Johnson's World: Musings, Droppings, Streams & Flashes Pt 9
Vague musings, name-dropping, streams of consciousness and occasional flashes of brilliance... from Johnson’s World.
It is not enough to acquire wisdom, it is necessary to employ it. —Marcus Tullius Cicero.
Six billion of the world’s seven billion people have cell phones. That’s more people than have access to toilets, according to wannabe expert Alec Ross in his book, The Industries of the Future.
The above quoted book received the following review on Amazon:
“I would have totally bought this book if the kindle price wasn't two times the price of a paperback. I would have bought it even if it was the same price as the paperback. Now, however, I am boycotting this book— not buying it because of how publisher and author treat the customers by establishing such ridiculous pricing.”
During the bicycle craze of the late 19th century, many magazines appeared to satisfy the public interest in the phenomenon. When American Wheelman published a 308-page issue, it was declared to be “the largest magazine ever issued from a printing press.” At the height of the bicycle’s popularity, American Wheelman was published daily.
The Printers Ink trade magazine (the source of the above bicycling tidbit) did not cover printing, but advertising. When it commenced publication in 1888, print in one form or another was the only mass advertising medium in existence.
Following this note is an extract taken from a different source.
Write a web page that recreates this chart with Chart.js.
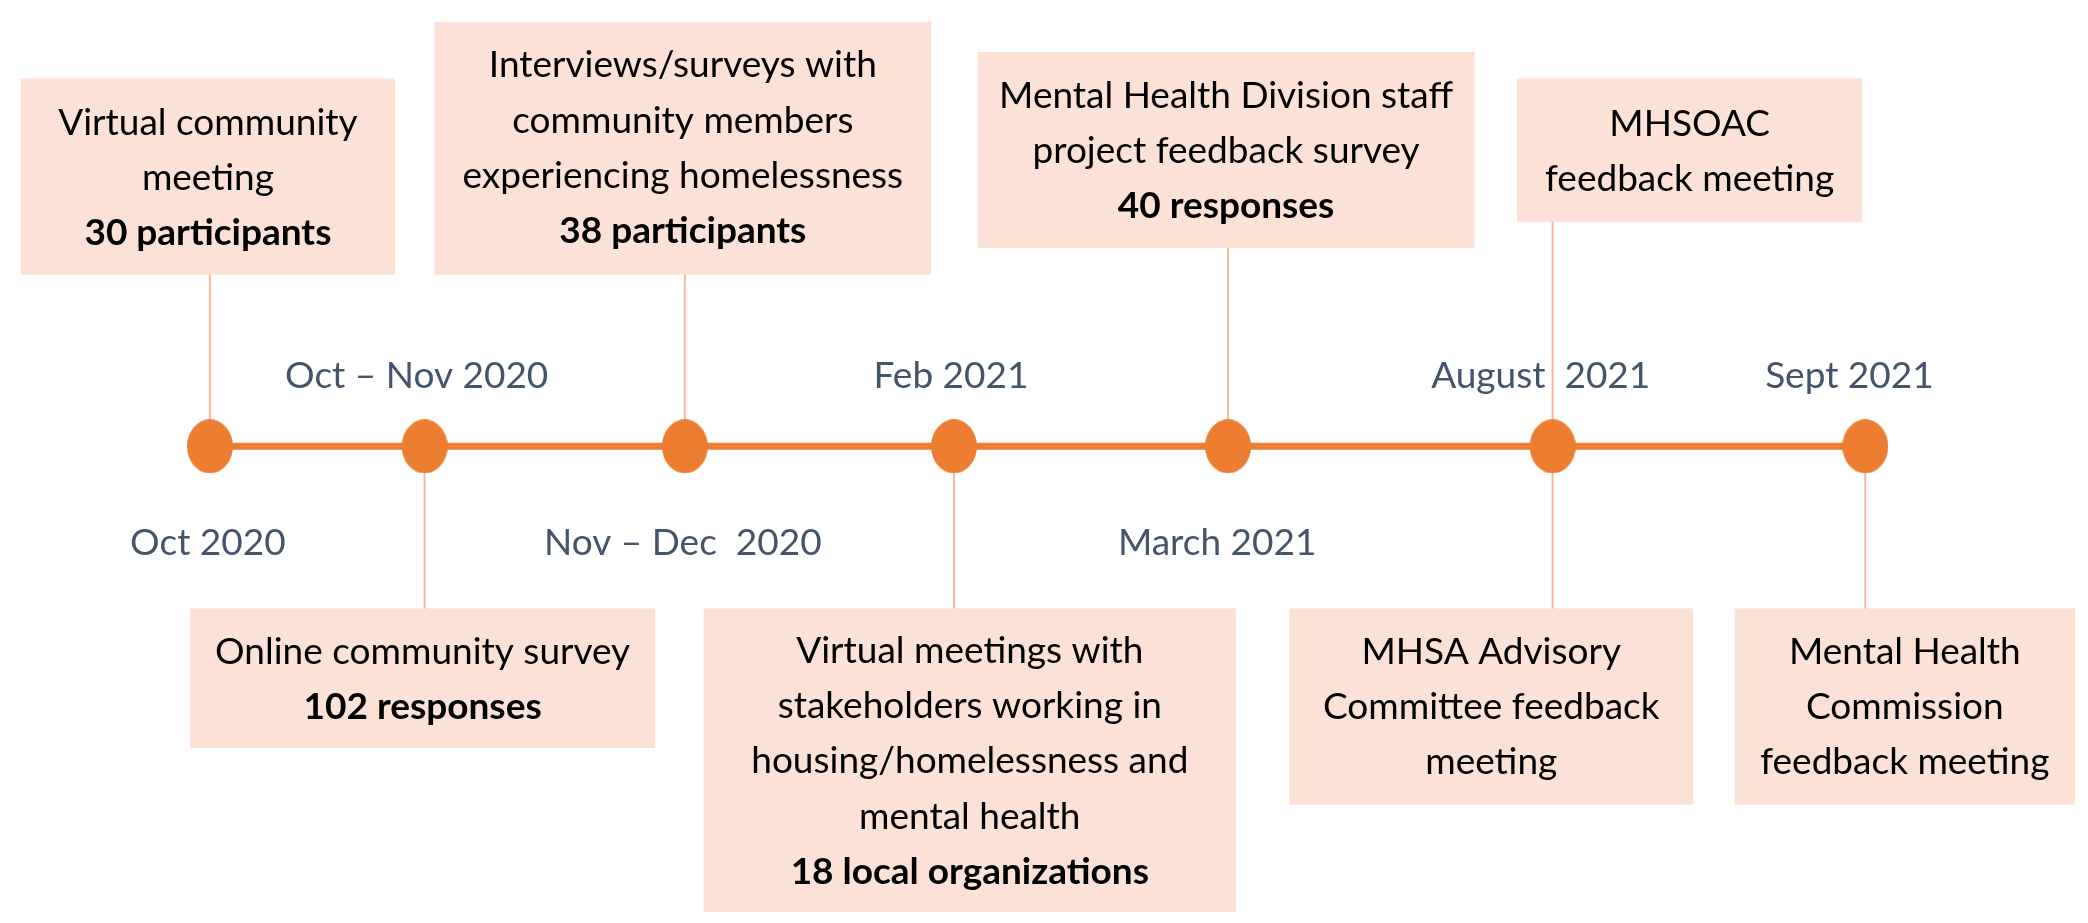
<!DOCTYPE html>
<html lang="en">
<head>
<meta charset="UTF-8">
<title>Community engagement timeline</title>
<script src="https://cdn.jsdelivr.net/npm/chart.js"></script>
<style>
  html, body { margin: 0; padding: 0; background: #ffffff; }
  #wrap { width: 2088px; height: 923px; position: relative; }
</style>
</head>
<body>
<div id="wrap"><canvas id="timeline"></canvas></div>
<script>
// milestones on the timeline
const milestones = ['Oct 2020', 'Oct \u2013 Nov 2020', 'Nov \u2013 Dec  2020', 'Feb 2021', 'March 2021', 'August  2021', 'Sept 2021'];

// activities, each tied to a milestone
const activityMilestone = [0, 1, 2, 3, 4, 5, 5, 6];
const activityText = [
    ['Virtual community', 'meeting'],
    ['Online community survey'],
    ['Interviews/surveys with', 'community members', 'experiencing homelessness'],
    ['Virtual meetings with', 'stakeholders working in', 'housing/homelessness and', 'mental health'],
    ['Mental Health Division staff', 'project feedback survey'],
    ['MHSOAC', 'feedback meeting'],
    ['MHSA Advisory', 'Committee feedback', 'meeting'],
    ['Mental Health', 'Commission', 'feedback meeting']
];
const activityCount = ['30 participants', '102 responses', '38 participants', '18 local organizations', '40 responses', '', '', ''];

// layout (axis units = canvas px)
const milestonePos = [201, 418, 681, 953, 1230, 1558, 1874];
const lineY = 446;
const labelAbove = [false, true, false, true, false, true, true];
const labelShift = [-2, -8, -2, -3, -11, -12, -16];
const boxRect = [
    [10, 388, 69, 270],
    [181, 651, 612, 755],
    [428, 930, 11, 270],
    [700, 1238, 612, 923],
    [977, 1479, 42, 243],
    [1522, 1871, 69, 216],
    [1292, 1700, 612, 813],
    [1742, 2086, 612, 813]
];
const firstBaseline = [127, 669, 68, 668, 99, 128, 669, 669];
const linePitch = 56.5;

const ORANGE = '#ED7D31';
const STEM = '#F5B99A';
const BOX_FILL = '#FBE1D6';
const DATE_COLOR = '#44546A';
const FONT = 'Lato, "Open Sans", sans-serif';

// elliptical marker like the original
const dot = document.createElement('canvas');
dot.width = 46; dot.height = 54;
const dctx = dot.getContext('2d');
dctx.fillStyle = ORANGE;
dctx.beginPath();
dctx.ellipse(23, 27, 23, 27, 0, 0, Math.PI * 2);
dctx.fill();

// stems from each box to its milestone, separated by nulls
const stemData = [];
activityMilestone.forEach((m, i) => {
    const r = boxRect[i];
    const edge = r[3] < lineY ? r[3] : r[2];
    stemData.push({x: milestonePos[m], y: edge});
    stemData.push({x: milestonePos[m], y: lineY});
    stemData.push({x: milestonePos[m], y: null});
});

const boxPlugin = {
    id: 'boxes',
    beforeDatasetsDraw(chart) {
        const {ctx, scales: {x, y}} = chart;
        ctx.save();
        activityText.forEach((lines, i) => {
            const r = boxRect[i];
            const left = x.getPixelForValue(r[0]), right = x.getPixelForValue(r[1]);
            const top = y.getPixelForValue(r[2]), bottom = y.getPixelForValue(r[3]);
            ctx.fillStyle = BOX_FILL;
            ctx.fillRect(left, top, right - left, bottom - top);

            const cx = (left + right) / 2;
            const all = activityCount[i] ? lines.concat([activityCount[i]]) : lines;
            ctx.fillStyle = '#000000';
            ctx.textAlign = 'center';
            ctx.textBaseline = 'alphabetic';
            all.forEach((t, k) => {
                const bold = activityCount[i] && k === all.length - 1;
                ctx.font = (bold ? 'bold ' : '') + '37px ' + FONT;
                ctx.fillText(t, cx, y.getPixelForValue(firstBaseline[i] + k * linePitch));
            });
        });
        ctx.restore();
    },
    afterDatasetsDraw(chart) {
        const {ctx, scales: {x, y}} = chart;
        ctx.save();
        ctx.fillStyle = DATE_COLOR;
        ctx.font = '37px ' + FONT;
        ctx.textAlign = 'center';
        ctx.textBaseline = 'alphabetic';
        milestones.forEach((m, i) => {
            const ly = labelAbove[i] ? 386 : 557;
            ctx.fillText(m, x.getPixelForValue(milestonePos[i] + labelShift[i]), y.getPixelForValue(ly));
        });
        ctx.restore();
    }
};

new Chart(document.getElementById('timeline'), {
    type: 'scatter',
    data: {
        datasets: [{
            label: 'Timeline',
            data: milestonePos.map(p => ({x: p, y: lineY})),
            showLine: true,
            borderColor: ORANGE,
            borderWidth: 7,
            pointStyle: dot,
            backgroundColor: ORANGE,
            order: 0
        }, {
            label: 'Stems',
            data: stemData,
            showLine: true,
            spanGaps: false,
            borderColor: STEM,
            borderWidth: 2,
            pointRadius: 0,
            order: 1
        }]
    },
    options: {
        responsive: true,
        maintainAspectRatio: false,
        animation: false,
        layout: { padding: 0 },
        scales: {
            x: { type: 'linear', min: 0, max: 2088, display: false },
            y: { min: 0, max: 923, reverse: true, display: false }
        },
        plugins: {
            legend: { display: false },
            tooltip: { enabled: false }
        }
    },
    plugins: [boxPlugin]
});
</script>
</body>
</html>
The Chicago Cubs vs San Francisco Giants game 3 of the National League Division Series was a real nail biter. The five-hour game went 13 innings and ran until nearly 2:00 a.m. Central time, which was just too late on a work night for many of the fans back home in Chicagoland. Those who hit the hay early and expected to read about the outcome in the morning paper received a rude surprise if they subscribed to the Daily Herald.
The Herald’s sports section featured an enormous half-page photo of pitcher Jake Arrieta with extensive coverage of his second-inning three-run homer, but that was all. There were no final results in the paper. Apparently the game ran too long for the editorial and printing departments. Readers were forced to turn to the Internet to learn of the Giants’ victory.
After the nail-biting, extra-inning game 7 of the World Series in which the Cubs emerged victorious, the Daily Herald was on the spot again. This time they got it right.
Knowing that virtually their entire readership area bleeds Cubbie blue, the Herald made the clever decision to print its front section and its sport section on higher-quality newsprint than is normally used for the paper. Whiter and more opaque, it beautifully showed off the photos of the ecstatic players celebrating in blue uniforms.
The superior paper will withstand the ravages of time much better than standard newsprint, which is good news since it's a safe bet that just about every printed copy will be saved for posterity. This simple decision turned their paper from a recyclable commodity into a cherished keepsake. You just can’t do that with digital media.
Sadly, a week later the same paper once again went to bed early while the rest of the nation stayed up late watching the results of a hotly contested presidential election. The next morning, readers were treated to side-by-side pictures of Mr. Trump and Mrs. Clinton, with a headline telling them it was a close race. Um, we knew that already.
Newspapers can do better, and must do better if they are to compete in this information age.